GR released 9M15 unaudited results. Revenue decreased 8.3% y/y due to weak performance in freight traffic and freight car rental in 3Q15. Operating expenses, which are mostly GEL-denominated, shrank 18.8% y/y and resulted in a 4.4% y/y increase in adjusted EBITDA to US$ 111.7mn. Substantial weakening of GEL against US$ in 9M15 led to a significant, albeit non-cash, FX loss and pushed the bottom line into negative territory. We expect end-FY15 net debt-to-adjusted EBITDA at 2.5x, leaving comfortable headroom up to the Eurobond covenant of 3.5x.

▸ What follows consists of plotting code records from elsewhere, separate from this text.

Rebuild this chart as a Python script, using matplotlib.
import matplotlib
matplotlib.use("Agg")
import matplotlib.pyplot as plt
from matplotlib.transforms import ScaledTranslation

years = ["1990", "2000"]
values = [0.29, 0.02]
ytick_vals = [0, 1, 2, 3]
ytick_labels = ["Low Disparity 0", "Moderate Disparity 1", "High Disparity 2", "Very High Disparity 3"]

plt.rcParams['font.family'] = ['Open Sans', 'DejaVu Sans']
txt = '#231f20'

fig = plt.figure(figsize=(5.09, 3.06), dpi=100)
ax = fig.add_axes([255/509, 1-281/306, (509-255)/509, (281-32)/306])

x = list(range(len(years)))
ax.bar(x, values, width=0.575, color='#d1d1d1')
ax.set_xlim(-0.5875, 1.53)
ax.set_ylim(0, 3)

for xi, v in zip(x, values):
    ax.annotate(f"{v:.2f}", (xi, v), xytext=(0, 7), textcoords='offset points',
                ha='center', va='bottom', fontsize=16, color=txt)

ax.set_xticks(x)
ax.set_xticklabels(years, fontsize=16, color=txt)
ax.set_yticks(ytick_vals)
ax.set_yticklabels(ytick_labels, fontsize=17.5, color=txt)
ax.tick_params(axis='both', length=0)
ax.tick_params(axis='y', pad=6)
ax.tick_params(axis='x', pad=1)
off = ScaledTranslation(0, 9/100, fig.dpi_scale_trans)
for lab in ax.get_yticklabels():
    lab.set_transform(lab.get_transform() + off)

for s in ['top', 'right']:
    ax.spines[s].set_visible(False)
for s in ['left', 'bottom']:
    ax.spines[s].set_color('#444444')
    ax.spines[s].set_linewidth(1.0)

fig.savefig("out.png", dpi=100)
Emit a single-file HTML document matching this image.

9M15 revenue decreased 8.3% y/y to US$ 194.5mn, mainly due to a 3.2% y/y decrease in freight traffic revenue to US$ 178.9mn and a 53.2% y/y drop in freight car rental revenue to US$ 7.8mn. 9M15 cargo breakdown will be provided in the Management Discussion & Analysis due in December, at which time we will provide a detailed analysis. 9M15 passenger traffic revenue dropped 35.0% y/y to US$ 5.7mn, but its share in total revenue is immaterial.

9M15 operating expenses, mostly GEL-denominated, decreased 18.8% y/y to US$ 127.6mn (US$ 157.2mn in 9M14). Electricity and materials expense posted the largest drop (26.8% y/y), thanks to operational improvements and a lower utilization rate of rail fleet.

9M15 adjusted EBITDA increased 4.4% y/y and accounted for US$ 111.7mn (US$ 106.9mn in 9M14). EBIT grew 18.9% y/y to US$ 75.6mn (US$ 63.6mn in 9M14). Significant GEL depreciation in 9M15 led to a considerable FX loss (due to the revaluation of the Eurobond). The FX loss (accounted for as a finance cost) pushed net income into negative territory. However, the FX loss is an unrealized non-cash charge and not a cause for concern.